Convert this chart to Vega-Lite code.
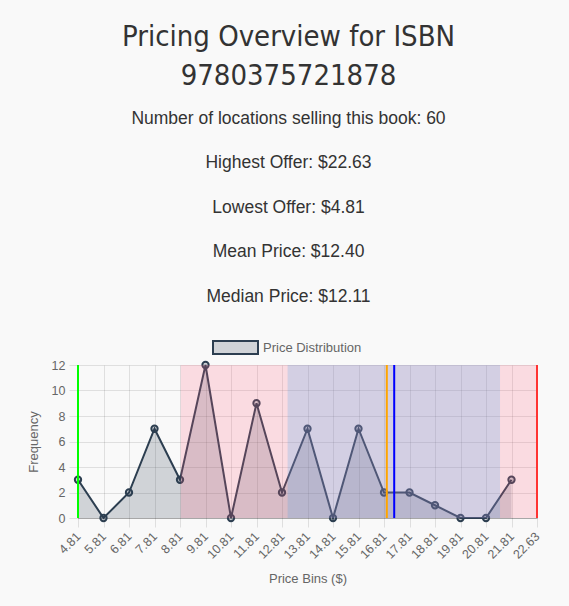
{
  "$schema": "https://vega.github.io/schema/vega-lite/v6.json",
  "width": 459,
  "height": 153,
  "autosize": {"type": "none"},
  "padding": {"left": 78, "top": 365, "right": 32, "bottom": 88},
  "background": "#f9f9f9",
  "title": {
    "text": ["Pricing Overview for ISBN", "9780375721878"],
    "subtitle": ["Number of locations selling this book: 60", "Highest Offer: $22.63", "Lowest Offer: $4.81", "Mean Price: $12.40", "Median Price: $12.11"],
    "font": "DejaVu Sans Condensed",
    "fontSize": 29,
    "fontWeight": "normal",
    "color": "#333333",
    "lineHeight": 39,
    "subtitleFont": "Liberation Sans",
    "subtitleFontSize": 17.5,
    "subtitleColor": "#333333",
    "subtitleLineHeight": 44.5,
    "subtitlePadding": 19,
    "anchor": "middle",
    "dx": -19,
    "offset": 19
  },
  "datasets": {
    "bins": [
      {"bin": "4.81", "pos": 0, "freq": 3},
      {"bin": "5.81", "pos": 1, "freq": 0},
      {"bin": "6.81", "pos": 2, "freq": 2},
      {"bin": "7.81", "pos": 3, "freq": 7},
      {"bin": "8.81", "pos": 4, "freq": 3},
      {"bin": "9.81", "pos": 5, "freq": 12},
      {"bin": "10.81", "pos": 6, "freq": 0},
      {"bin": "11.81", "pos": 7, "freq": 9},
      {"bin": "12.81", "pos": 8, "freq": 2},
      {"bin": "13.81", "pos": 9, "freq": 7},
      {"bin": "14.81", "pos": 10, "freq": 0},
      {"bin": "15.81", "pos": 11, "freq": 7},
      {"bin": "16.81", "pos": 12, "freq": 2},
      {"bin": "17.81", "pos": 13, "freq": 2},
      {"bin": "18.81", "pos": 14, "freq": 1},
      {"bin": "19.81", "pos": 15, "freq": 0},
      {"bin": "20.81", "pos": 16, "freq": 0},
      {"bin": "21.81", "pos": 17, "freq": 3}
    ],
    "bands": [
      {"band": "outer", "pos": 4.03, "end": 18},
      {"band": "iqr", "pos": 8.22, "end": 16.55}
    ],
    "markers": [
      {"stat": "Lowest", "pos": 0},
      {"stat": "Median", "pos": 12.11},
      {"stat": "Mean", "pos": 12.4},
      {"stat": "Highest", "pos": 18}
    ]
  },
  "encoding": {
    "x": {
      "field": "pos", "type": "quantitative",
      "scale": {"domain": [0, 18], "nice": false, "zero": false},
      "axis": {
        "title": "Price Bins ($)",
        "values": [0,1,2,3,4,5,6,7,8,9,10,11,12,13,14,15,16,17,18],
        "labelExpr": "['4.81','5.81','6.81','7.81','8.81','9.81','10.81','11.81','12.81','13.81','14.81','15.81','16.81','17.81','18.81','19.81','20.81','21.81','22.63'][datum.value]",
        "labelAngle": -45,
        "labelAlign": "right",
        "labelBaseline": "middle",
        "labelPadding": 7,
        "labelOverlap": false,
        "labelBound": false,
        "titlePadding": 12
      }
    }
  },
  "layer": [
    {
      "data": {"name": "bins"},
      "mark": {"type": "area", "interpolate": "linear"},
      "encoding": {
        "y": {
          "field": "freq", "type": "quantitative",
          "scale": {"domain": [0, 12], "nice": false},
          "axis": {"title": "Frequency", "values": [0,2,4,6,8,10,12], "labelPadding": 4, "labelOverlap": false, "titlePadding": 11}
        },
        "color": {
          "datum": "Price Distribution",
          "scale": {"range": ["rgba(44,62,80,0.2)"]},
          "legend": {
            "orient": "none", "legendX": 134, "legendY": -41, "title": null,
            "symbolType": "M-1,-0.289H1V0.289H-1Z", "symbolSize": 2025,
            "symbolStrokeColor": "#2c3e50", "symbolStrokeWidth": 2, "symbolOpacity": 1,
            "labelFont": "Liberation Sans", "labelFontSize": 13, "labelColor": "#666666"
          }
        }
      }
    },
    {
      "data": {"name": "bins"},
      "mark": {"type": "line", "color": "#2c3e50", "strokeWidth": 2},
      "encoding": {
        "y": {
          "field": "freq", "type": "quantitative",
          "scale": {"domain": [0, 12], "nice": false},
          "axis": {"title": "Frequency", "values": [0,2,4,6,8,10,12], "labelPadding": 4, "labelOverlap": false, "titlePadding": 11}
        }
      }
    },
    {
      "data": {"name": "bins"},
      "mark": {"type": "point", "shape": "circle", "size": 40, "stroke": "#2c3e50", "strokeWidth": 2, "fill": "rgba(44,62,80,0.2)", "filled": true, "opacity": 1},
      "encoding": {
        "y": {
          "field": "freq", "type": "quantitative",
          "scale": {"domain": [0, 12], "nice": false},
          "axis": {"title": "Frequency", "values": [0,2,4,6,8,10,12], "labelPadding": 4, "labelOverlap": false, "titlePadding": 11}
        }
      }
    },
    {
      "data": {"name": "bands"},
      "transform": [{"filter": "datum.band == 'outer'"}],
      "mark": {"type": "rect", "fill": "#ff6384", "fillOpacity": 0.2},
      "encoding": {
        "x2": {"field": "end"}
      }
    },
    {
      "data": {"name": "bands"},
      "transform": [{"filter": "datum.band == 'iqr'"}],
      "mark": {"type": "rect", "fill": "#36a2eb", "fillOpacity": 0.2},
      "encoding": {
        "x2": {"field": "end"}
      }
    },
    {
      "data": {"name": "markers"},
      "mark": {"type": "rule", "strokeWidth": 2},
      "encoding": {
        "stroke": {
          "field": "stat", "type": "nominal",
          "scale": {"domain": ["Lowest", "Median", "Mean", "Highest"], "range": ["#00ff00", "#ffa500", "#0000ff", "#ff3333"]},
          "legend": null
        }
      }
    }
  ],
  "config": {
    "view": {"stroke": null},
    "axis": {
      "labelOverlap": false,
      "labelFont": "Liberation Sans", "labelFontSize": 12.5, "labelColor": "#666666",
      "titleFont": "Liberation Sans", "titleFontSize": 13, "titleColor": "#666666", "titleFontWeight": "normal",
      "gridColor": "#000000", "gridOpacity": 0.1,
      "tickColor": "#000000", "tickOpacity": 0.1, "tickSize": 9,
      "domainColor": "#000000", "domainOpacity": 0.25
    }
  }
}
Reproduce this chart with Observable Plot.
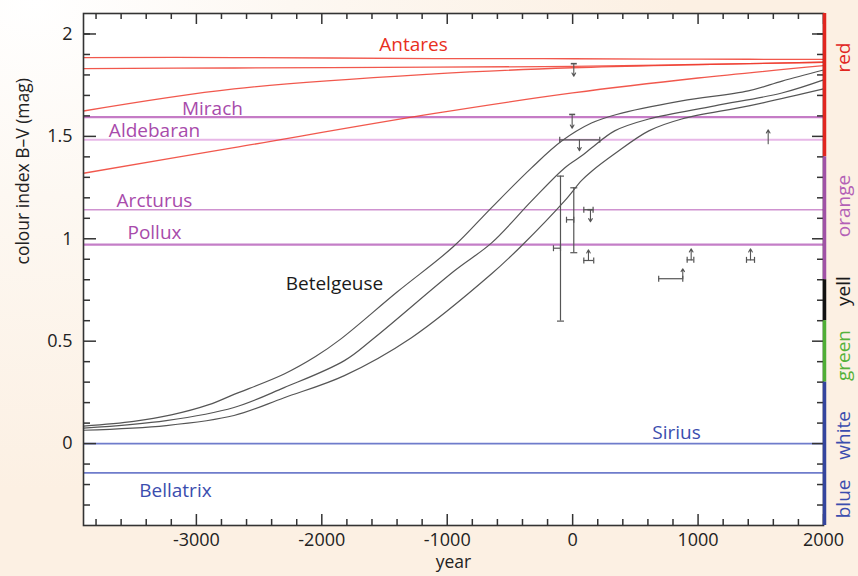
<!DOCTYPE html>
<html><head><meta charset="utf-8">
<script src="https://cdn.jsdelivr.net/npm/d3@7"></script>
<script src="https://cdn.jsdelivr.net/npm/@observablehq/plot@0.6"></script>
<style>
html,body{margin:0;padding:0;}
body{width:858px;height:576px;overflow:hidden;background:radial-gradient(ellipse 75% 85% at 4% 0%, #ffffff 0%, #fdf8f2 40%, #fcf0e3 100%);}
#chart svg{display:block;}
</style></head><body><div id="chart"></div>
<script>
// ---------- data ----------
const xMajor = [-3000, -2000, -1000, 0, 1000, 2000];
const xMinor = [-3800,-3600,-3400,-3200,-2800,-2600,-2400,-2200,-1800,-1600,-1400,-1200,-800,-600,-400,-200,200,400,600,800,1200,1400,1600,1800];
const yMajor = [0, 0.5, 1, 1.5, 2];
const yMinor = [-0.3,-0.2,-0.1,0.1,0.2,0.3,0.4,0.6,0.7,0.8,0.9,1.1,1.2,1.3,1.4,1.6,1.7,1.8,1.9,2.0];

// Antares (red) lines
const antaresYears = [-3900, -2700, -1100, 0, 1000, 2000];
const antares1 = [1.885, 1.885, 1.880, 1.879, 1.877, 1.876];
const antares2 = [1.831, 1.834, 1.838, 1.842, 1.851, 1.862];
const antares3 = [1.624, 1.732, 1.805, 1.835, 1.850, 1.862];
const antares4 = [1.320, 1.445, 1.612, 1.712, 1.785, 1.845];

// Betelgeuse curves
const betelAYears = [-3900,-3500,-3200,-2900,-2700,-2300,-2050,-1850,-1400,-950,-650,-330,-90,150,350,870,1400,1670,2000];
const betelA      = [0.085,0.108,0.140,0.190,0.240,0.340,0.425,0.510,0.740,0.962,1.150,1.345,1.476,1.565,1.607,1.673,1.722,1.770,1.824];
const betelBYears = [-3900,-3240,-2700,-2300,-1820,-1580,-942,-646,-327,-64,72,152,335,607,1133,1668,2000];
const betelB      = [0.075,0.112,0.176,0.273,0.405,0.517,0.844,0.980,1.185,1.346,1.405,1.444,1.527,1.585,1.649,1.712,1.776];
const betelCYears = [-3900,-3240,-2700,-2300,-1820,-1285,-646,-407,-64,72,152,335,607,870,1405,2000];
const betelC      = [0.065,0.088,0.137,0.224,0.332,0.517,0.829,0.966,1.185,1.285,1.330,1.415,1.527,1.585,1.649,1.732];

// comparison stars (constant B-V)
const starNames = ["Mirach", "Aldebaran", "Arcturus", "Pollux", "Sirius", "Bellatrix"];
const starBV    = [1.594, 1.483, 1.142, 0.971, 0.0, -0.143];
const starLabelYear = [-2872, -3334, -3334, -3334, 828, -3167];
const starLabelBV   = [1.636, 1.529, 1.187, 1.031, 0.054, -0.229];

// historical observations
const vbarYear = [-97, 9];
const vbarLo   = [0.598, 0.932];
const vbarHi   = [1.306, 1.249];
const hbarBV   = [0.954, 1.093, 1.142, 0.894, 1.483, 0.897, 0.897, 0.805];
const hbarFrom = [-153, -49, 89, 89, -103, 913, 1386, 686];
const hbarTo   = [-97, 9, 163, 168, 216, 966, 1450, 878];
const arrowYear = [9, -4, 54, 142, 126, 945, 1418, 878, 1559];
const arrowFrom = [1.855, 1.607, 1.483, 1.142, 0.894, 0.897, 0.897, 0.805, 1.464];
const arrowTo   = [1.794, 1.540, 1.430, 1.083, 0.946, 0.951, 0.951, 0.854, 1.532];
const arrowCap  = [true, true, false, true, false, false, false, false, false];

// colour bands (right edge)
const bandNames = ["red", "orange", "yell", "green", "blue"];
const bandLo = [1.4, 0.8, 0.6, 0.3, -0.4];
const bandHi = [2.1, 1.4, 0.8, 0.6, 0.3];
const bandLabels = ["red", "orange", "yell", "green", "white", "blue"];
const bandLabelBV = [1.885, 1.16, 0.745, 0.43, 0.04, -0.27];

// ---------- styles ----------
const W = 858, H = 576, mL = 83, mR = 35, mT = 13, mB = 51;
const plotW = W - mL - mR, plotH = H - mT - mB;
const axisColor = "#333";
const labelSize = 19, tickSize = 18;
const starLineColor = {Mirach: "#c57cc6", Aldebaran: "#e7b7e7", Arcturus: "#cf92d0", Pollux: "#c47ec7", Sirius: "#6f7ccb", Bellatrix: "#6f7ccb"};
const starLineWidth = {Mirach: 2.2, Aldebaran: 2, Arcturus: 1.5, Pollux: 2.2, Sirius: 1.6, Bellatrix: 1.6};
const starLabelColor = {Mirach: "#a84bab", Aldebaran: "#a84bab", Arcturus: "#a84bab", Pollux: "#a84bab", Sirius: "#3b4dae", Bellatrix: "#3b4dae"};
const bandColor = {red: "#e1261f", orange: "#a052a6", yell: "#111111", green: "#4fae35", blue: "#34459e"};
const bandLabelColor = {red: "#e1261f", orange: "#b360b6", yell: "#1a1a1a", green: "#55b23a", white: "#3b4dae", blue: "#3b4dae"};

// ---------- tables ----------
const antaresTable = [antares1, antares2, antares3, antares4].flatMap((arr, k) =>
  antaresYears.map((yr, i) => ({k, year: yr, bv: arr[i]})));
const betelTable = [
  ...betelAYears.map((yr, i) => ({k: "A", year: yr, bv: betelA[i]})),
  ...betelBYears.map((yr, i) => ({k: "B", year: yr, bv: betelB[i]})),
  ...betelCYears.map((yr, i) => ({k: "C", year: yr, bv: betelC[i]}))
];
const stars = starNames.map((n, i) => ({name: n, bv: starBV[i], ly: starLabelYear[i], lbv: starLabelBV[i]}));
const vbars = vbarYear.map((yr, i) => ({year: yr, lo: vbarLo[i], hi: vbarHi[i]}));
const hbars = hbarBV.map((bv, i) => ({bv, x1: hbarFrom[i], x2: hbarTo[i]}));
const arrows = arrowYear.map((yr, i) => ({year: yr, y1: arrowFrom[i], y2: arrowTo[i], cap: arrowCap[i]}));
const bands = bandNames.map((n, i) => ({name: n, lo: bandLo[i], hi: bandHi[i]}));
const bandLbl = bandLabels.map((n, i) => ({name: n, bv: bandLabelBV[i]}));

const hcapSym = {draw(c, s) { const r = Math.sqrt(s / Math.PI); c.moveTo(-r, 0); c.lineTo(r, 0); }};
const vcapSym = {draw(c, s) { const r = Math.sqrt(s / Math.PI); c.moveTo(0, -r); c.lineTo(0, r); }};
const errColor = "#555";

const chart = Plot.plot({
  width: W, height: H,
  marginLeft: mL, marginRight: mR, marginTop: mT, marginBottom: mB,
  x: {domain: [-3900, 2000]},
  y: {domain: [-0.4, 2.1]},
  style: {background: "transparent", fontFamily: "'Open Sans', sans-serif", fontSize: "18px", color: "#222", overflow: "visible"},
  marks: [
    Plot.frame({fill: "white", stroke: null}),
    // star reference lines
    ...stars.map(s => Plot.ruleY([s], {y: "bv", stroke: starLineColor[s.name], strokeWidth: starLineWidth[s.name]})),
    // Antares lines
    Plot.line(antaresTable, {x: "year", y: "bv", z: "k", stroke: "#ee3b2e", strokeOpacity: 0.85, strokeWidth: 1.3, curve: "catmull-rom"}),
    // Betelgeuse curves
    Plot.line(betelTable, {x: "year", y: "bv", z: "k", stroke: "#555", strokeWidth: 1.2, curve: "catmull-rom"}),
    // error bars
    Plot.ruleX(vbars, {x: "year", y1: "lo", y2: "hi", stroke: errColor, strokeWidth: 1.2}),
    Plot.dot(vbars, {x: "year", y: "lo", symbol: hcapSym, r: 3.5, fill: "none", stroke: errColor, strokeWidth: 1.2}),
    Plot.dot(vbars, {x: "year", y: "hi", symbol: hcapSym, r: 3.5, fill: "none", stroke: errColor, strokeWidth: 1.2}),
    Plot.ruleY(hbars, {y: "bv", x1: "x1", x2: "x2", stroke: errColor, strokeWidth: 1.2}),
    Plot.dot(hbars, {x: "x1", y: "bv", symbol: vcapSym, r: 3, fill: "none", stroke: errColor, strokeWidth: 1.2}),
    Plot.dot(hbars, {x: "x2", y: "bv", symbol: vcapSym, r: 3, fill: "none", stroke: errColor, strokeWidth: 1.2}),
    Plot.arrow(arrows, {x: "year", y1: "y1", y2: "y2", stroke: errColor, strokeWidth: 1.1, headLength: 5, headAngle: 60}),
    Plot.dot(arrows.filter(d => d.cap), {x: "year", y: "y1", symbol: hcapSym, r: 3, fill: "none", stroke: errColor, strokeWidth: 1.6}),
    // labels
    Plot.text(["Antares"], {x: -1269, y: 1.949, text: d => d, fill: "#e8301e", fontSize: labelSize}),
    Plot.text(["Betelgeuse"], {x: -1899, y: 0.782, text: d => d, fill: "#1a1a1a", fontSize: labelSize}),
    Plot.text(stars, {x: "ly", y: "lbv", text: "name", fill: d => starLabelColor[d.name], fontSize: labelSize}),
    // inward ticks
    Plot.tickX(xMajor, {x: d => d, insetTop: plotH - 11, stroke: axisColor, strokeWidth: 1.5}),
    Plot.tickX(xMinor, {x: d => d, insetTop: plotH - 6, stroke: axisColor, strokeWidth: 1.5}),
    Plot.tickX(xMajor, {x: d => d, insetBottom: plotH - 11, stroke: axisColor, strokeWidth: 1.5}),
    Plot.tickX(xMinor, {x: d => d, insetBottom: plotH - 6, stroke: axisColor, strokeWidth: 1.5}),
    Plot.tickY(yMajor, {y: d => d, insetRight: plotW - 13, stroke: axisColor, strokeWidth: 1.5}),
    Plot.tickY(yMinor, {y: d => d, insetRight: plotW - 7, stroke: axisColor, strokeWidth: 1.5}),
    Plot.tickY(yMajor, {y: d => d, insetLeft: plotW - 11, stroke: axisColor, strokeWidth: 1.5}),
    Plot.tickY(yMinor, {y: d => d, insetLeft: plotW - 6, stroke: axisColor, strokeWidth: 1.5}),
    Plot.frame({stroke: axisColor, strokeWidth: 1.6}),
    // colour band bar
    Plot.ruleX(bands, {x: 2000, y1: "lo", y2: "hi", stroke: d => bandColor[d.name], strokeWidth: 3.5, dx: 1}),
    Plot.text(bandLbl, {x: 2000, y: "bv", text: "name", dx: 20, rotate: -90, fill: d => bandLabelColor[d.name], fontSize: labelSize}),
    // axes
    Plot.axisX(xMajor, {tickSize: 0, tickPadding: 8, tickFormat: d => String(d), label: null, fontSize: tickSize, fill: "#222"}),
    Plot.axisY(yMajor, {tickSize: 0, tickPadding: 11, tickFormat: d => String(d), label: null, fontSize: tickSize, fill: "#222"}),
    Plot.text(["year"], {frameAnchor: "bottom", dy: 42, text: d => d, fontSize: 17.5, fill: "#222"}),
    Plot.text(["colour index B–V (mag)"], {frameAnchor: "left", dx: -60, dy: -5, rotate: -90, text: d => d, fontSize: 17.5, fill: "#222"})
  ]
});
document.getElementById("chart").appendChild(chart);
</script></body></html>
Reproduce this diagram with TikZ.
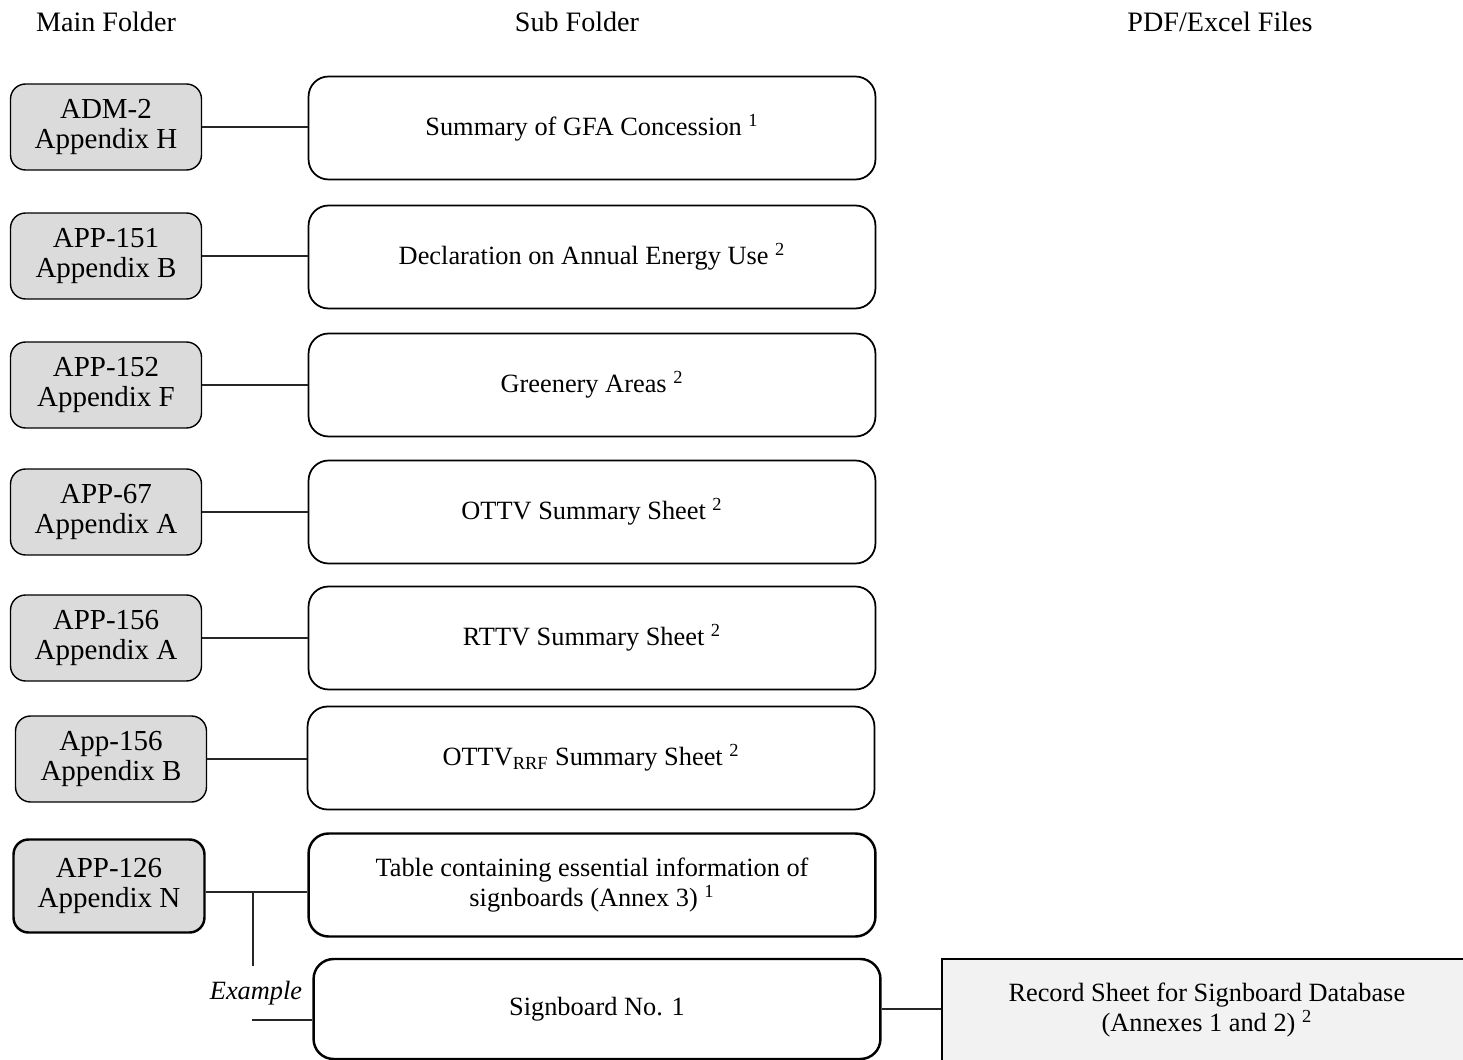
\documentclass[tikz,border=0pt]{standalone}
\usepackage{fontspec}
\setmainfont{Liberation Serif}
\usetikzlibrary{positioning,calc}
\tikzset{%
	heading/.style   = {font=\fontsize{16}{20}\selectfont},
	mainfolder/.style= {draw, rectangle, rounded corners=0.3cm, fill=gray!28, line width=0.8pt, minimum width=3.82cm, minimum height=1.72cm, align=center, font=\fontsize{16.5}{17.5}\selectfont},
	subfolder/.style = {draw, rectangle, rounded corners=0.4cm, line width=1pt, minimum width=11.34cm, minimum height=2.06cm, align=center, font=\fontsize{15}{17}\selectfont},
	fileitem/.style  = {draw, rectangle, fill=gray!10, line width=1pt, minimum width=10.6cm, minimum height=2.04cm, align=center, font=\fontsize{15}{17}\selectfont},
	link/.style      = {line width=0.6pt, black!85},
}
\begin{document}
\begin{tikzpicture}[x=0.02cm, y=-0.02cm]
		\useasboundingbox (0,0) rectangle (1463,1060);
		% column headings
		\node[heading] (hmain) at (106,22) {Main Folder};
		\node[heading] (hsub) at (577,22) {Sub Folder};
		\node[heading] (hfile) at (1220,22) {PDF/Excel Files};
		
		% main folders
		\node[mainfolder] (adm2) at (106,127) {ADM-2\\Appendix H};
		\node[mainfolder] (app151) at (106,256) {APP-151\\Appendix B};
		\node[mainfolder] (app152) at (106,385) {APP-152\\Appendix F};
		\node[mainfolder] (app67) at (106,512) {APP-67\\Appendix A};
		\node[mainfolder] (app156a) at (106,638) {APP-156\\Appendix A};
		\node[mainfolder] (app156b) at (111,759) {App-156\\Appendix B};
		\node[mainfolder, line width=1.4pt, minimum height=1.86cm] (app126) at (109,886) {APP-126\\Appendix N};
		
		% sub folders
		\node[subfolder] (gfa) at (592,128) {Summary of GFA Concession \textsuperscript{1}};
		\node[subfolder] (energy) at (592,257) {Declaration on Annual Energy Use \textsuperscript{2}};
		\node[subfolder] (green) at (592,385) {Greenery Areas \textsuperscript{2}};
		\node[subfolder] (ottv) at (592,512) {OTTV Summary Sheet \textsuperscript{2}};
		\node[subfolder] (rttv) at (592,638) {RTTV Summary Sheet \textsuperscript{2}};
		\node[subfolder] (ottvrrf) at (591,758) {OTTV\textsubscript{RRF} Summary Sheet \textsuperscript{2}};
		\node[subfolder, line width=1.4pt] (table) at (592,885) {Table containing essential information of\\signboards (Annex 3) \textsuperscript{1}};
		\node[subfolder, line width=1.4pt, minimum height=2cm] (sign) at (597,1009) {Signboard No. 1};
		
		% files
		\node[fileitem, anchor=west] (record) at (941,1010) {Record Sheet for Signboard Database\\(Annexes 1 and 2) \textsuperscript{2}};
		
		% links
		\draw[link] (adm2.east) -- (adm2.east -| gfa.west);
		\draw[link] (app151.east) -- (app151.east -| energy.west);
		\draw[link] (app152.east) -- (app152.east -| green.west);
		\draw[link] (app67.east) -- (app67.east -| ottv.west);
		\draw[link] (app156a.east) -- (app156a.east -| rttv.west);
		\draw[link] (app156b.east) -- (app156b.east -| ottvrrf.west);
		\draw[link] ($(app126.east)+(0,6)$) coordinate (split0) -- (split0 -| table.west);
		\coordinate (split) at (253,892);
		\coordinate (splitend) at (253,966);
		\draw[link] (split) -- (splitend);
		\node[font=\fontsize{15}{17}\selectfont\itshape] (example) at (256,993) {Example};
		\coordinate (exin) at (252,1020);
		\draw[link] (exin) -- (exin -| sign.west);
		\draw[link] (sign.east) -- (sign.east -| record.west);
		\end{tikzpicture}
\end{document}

□ □ □

#### Short problem:
Print exactly what appears from the line holding "Reproduce this chart with Observable Plot." down to the line holding "const antares4 = [1.320, 1.445, 1.612, 1.712, 1.785, 1.845];", both ends kept, leaving out the pictures.

#### Solution:
Reproduce this chart with Observable Plot.
<!DOCTYPE html>
<html><head><meta charset="utf-8">
<script src="https://cdn.jsdelivr.net/npm/d3@7"></script>
<script src="https://cdn.jsdelivr.net/npm/@observablehq/plot@0.6"></script>
<style>
html,body{margin:0;padding:0;}
body{width:858px;height:576px;overflow:hidden;background:radial-gradient(ellipse 75% 85% at 4% 0%, #ffffff 0%, #fdf8f2 40%, #fcf0e3 100%);}
#chart svg{display:block;}
</style></head><body><div id="chart"></div>
<script>
// ---------- data ----------
const xMajor = [-3000, -2000, -1000, 0, 1000, 2000];
const xMinor = [-3800,-3600,-3400,-3200,-2800,-2600,-2400,-2200,-1800,-1600,-1400,-1200,-800,-600,-400,-200,200,400,600,800,1200,1400,1600,1800];
const yMajor = [0, 0.5, 1, 1.5, 2];
const yMinor = [-0.3,-0.2,-0.1,0.1,0.2,0.3,0.4,0.6,0.7,0.8,0.9,1.1,1.2,1.3,1.4,1.6,1.7,1.8,1.9,2.0];

// Antares (red) lines
const antaresYears = [-3900, -2700, -1100, 0, 1000, 2000];
const antares1 = [1.885, 1.885, 1.880, 1.879, 1.877, 1.876];
const antares2 = [1.831, 1.834, 1.838, 1.842, 1.851, 1.862];
const antares3 = [1.624, 1.732, 1.805, 1.835, 1.850, 1.862];
const antares4 = [1.320, 1.445, 1.612, 1.712, 1.785, 1.845];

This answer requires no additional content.